By Michael R. McFall
Deseret News
Bob Idle pointed his gun at the assailant and demanded he put the knife down.
“You’re going to have to kill me first,” the knife-wielding assailant shouted through a black face mask. Give the man a cape, and the full-body-armored assailant would have looked like a comic-book super villain.
Idle, a West Valley police officer, ordered the assailant to drop his weapon one more time. Three shots rang out. The knife and the assailant’s body hit the floor.
“That was quite realistic. I was nervous,” Idle said.
The assailant, Todd Mitchell, picked himself off the ground and pulled off his mask. One of the most useful training exercises Idle’s ever had was over.
He and about 70 other officers from five states had gathered in the Salt Lake County sheriff’s shooting range Wednesday in Parley’s Canyon to test out new training exercises, hosted by aeronautics-company ATK’s Clearfield-based ammunitions branch, at no cost to the agencies.
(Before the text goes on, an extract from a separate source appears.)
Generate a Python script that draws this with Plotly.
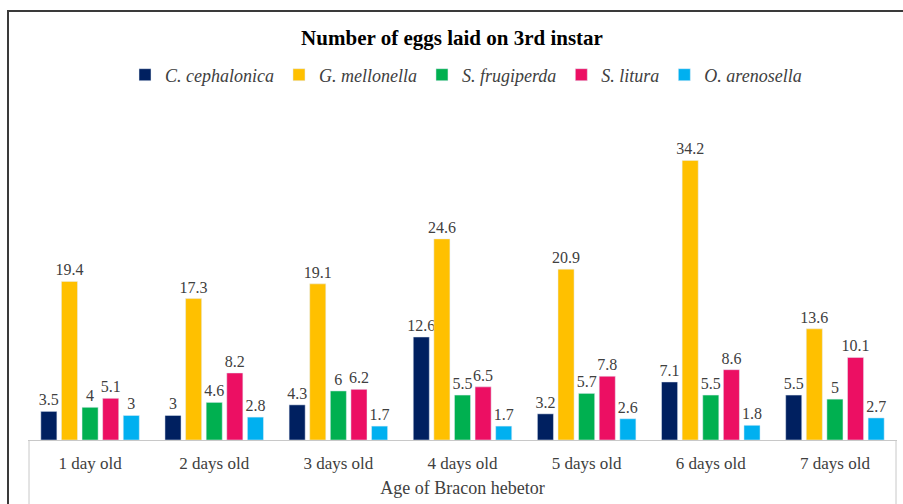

The exercises included two shooting ranges — one for pistols, one for rifles — with gel that mimicked human flesh and a realistic combat exercise between an officer and an armed assailant.
The exercises were meant to simulate dangerous situations as realistically as possible, because situation training using paintball guns with no recoil against paper cut-outs doesn’t get the job done right, said ATK manager Randy Clifton. Clifton said he’s seen officers trained to drop to a knee and raise their hand when they’ve been shot in training — and then do the same thing in an actual shootout.
“You do as you train,” said Salt Lake County Sheriff Jim Winder. “When you’re put in a stressful situation, you mimic what you’ve been trained to think is the appropriate response.”
Winder also said it’s invaluable for an officer to know exactly what his or her bullet will do when it leaves the chamber. So for the exercises Wednesday, two shooting ranges were set up where officers were able to fire at the ballistic gel mimicking, as close as possible, human flesh. The officers watched as the rounds blew cavities into the yellow gel, and even more valuable, how deep they went after going through real car windows.
Idle knows a thing or two about a bullet’s effect on the human body. He was shot seven times 12 years ago when a traffic stop turned sour; the man inside the stopped car had a rifle. Idle said using a paintball gun that feels and recoils like his service weapon against Mitchell in an armored suit, put him right back in the same stressful mindset as that day in 1997.
“You learn to make a decision — the fast and right decision,” he said.
Idle and the other officers said they will take what they learned Wednesday back to their agencies — almost 60 in all — and tell their fellow men and women in blue these realistic simulations are an invaluable education.